I thought of fat-adaptation yesterday as I read an essay in Dallas Willard’s The Great Omission.  Willard was talking about fasting as “one way of seeking and finding the actual Kingdom of God present and active in our lives.”  Along with practices like silence and solitude, fasting is meant be a way of training ourselves to live our lives within God’s life.  What was surprising was that Willard described fasting as a way to “experience the direct sustenance of God to our body and our whole person.”

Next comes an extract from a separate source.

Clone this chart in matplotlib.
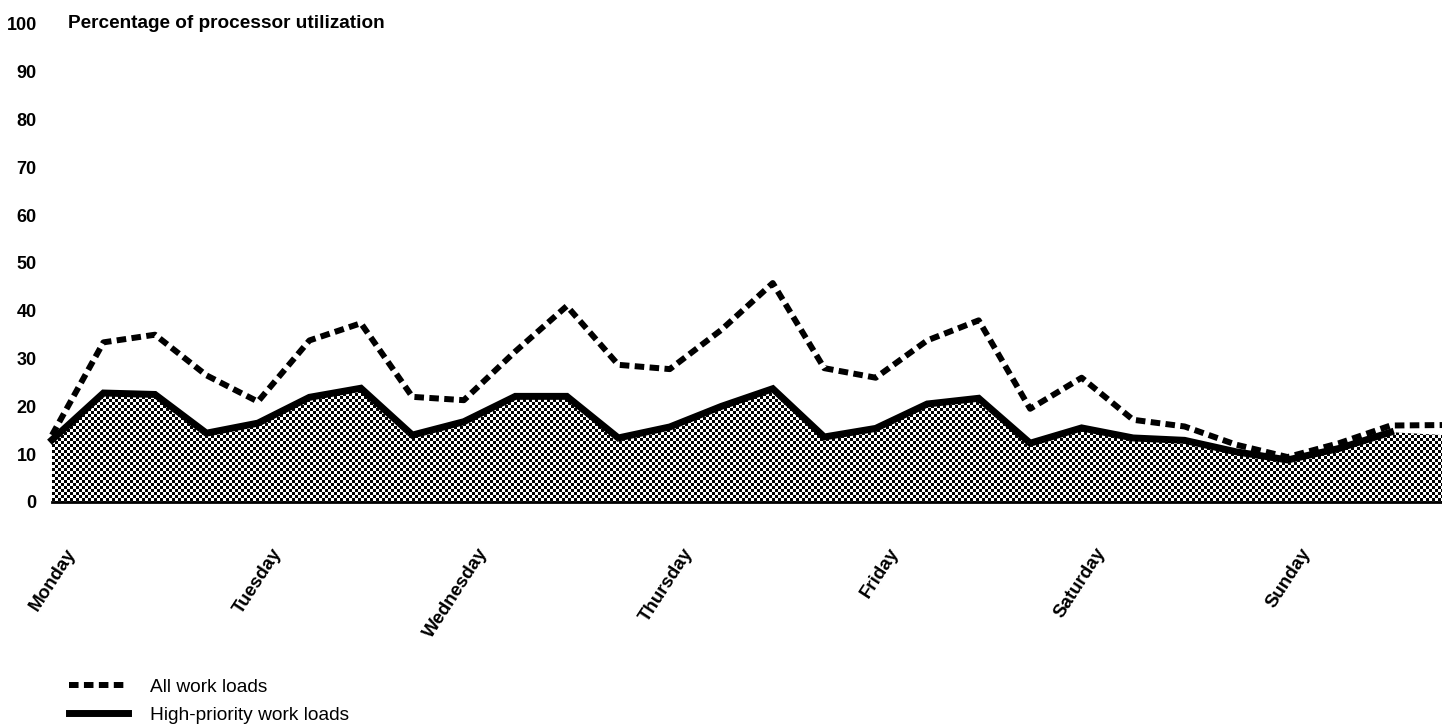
import numpy as np
import matplotlib.pyplot as plt
from matplotlib.lines import Line2D
from matplotlib.transforms import ScaledTranslation, blended_transform_factory

plt.rcParams["font.family"] = ["Liberation Sans", "DejaVu Sans"]

# Four readings per day (every 6 hours), Monday 00:00 .. Sunday 18:00 + end
days = ["Monday", "Tuesday", "Wednesday", "Thursday", "Friday", "Saturday", "Sunday"]
POINTS_PER_DAY = 4

all_loads = [
    14, 33.4, 35, 26.5,
    21, 33.8, 37.4, 22,
    21.3, 31.5, 41, 28.7,
    27.8, 36, 45.8, 28,
    26, 33.8, 38, 19.5,
    26, 17.2, 15.8, 12,
    9.4, 12.3, 16, 16.1,
]
high_priority = [
    13, 22.8, 22.5, 14.4,
    16.5, 21.9, 23.8, 14,
    16.8, 22.1, 22.1, 13.4,
    15.7, 20, 23.7, 13.6,
    15.4, 20.5, 21.7, 12.3,
    15.5, 13.4, 12.9, 10.5,
    8.8, 11.2, 14.6, 14,
]
y_ticks = list(range(0, 101, 10))

W, H = 1442, 727
fig = plt.figure(figsize=(W / 100, H / 100), dpi=100)
ax = fig.add_axes([52 / W, 1 - 502 / H, 1390 / W, 478 / H])

x = np.arange(len(all_loads))

# shaded area under the high-priority curve, halftone look
area = ax.fill_between(x, 0, high_priority, facecolor="#9a9a9a", linewidth=0, zorder=1)
ii, jj = np.indices((478, 1390))
checker = (ii // 3 + jj // 3) % 2
img = ax.imshow(checker, cmap="gray", vmin=0, vmax=1, aspect="auto",
                interpolation="nearest", extent=(x[0], x[-1], 0, 100), zorder=2)
img.set_clip_path(area.get_paths()[0], transform=ax.transData)

ax.plot(x[:-1], high_priority[:-1], color="black", lw=5,
        solid_joinstyle="miter", zorder=3, clip_on=False)
ax.plot(x, all_loads, color="black", lw=4.3, linestyle=(0, (1.6, 0.9)),
        dash_capstyle="butt", zorder=4, clip_on=False)

ax.set_xlim(x[0], x[-1])
ax.set_ylim(0, 100)

for side in ["top", "right", "left"]:
    ax.spines[side].set_visible(False)
ax.spines["bottom"].set_linewidth(2)

ax.set_yticks(y_ticks)
ax.tick_params(axis="y", length=0, pad=11, labelsize=13)
for lab in ax.get_yticklabels():
    lab.set_fontweight("bold")

ax.set_xticks(x[::POINTS_PER_DAY], days, rotation=57, ha="right", va="top",
              fontsize=13.5, fontweight="bold")
ax.tick_params(axis="x", length=0, pad=31)
shift = ScaledTranslation(27 / 100, 0, fig.dpi_scale_trans)
for lab in ax.get_xticklabels():
    lab.set_transform(lab.get_transform() + shift)

ax.text(16 / 1390, 100, "Percentage of processor utilization",
        transform=blended_transform_factory(ax.transAxes, ax.transData),
        ha="left", va="center", fontsize=13.7, fontweight="bold")

handles = [
    Line2D([], [], color="black", lw=4.3, linestyle=(0, (1.6, 0.9)), dash_capstyle="butt"),
    Line2D([], [], color="black", lw=5),
]
fig.legend(handles, ["All work loads", "High-priority work loads"],
           loc="center left", bbox_to_anchor=(69 / W, 1 - 701 / H),
           frameon=False, fontsize=13.8, handlelength=3.1, handletextpad=1.1,
           labelspacing=0.55, borderpad=0, borderaxespad=0)

fig.savefig("out.png", dpi=100)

Fasting as it is usually expressed is a bodily discipline meant to achieve a spiritual reality.  We deprive our bodies of food so that we can seek God more deeply in our spirits.  Fasting could even be seen as a way of putting aside the body and its needs in order to more deeply develop our spiritual selves.  But what Willard is saying here is something quite different.  Willard is saying that fasting is not only for our spirits, but for our bodies, our whole person.

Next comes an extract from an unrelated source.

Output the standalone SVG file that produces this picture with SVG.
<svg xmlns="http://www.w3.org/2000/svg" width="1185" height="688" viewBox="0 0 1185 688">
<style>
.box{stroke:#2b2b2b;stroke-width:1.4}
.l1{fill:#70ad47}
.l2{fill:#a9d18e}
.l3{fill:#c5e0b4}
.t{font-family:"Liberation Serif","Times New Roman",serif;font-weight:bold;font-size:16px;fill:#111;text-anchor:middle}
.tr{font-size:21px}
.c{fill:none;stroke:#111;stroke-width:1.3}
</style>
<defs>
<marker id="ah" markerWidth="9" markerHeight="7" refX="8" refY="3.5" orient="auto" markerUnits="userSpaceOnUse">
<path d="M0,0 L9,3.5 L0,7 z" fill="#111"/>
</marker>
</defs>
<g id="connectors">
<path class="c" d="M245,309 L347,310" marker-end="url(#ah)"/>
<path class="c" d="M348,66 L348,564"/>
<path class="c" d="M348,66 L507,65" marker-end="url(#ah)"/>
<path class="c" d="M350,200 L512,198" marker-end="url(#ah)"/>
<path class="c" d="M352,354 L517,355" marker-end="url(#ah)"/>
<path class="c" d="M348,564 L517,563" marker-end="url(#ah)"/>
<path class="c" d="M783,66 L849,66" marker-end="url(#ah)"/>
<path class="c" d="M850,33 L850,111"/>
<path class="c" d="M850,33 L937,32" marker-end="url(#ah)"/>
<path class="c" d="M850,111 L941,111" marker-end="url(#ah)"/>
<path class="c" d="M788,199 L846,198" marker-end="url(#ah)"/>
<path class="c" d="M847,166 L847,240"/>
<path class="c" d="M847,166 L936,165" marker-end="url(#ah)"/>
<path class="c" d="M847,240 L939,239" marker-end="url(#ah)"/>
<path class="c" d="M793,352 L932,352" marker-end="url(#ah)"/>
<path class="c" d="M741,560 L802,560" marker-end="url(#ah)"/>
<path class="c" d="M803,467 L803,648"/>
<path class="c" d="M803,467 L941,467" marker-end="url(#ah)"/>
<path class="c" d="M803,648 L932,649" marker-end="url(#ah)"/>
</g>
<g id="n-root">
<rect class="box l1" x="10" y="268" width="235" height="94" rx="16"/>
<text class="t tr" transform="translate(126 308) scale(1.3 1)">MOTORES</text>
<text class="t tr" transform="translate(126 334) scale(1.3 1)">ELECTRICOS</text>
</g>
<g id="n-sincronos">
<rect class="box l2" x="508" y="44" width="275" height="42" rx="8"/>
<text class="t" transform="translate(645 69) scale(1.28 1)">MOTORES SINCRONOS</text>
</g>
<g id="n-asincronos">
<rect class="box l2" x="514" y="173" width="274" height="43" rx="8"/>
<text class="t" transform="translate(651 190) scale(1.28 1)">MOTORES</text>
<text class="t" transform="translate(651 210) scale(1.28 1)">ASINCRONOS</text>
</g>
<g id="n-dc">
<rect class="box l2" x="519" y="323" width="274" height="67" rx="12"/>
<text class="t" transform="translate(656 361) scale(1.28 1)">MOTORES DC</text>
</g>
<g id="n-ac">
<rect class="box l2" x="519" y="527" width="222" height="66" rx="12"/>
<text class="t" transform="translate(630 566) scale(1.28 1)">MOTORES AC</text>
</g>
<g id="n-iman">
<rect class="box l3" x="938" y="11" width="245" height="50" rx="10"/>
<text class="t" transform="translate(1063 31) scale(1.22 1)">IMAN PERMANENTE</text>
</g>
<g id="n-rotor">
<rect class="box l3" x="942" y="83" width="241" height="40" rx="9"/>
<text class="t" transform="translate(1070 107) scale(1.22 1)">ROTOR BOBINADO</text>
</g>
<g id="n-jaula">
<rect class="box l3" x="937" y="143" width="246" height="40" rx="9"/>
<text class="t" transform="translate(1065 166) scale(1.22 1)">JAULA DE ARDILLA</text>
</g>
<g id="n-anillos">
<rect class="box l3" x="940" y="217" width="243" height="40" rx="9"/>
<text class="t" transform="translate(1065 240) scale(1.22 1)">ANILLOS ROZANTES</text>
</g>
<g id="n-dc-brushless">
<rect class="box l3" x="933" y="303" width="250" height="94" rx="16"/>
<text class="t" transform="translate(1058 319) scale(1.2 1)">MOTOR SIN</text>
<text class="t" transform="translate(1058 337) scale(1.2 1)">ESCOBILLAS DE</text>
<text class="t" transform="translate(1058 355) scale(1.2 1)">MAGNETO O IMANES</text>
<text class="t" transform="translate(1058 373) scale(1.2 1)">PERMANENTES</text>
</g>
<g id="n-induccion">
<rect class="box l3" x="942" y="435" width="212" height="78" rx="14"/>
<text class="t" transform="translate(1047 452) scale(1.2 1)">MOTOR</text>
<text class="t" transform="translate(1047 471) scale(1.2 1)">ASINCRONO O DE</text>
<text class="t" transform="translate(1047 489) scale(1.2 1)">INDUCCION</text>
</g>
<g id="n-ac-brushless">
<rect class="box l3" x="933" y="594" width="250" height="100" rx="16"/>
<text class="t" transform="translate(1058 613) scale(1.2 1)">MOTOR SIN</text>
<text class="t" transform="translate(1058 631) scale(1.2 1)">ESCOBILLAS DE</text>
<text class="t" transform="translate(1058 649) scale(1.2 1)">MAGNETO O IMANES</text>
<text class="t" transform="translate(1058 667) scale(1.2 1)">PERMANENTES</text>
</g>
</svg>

And here is where the idea of endurance racing and fat-adaptation comes in.  Willard is saying that just as an endurance athlete must train her body to become efficient at sustaining itself on fat, so God-seekers should train their bodies to become efficient at living from God’s presence and power.  Fasting is a way of training our bodies to switch our fuel sources from our own limited power and presence in the world, bodily and otherwise, and to live from God’s power and abundance.  Elsewhere Willard has said that Jesus’ miraculous forty day fast in the desert did not mean that he was weak when he met the devil and the devil’s temptations, but rather that Jesus after forty days of training himself to live from God’s power was at his most powerful.

This is a different way of thinking of fasting–not as a way of deprivation, but as a way of learning to live in our bodies from God’s power.  Our bodies are the primary vehicle through which we live in the world.  Christianity is not a religion of spiritual beings, but of embodied beings.  It is necessary then that we train our bodies to live from God as our center.  Try it, see what power and sustenance God can provide to your body.  There is nothing wrong with food and drink, but there are times when we need to train ourselves to live from our most powerful and extensive source of energy.  God’s direct power and sustenance for our bodies goes far beyond what bread alone, or any food for that matter, can provide.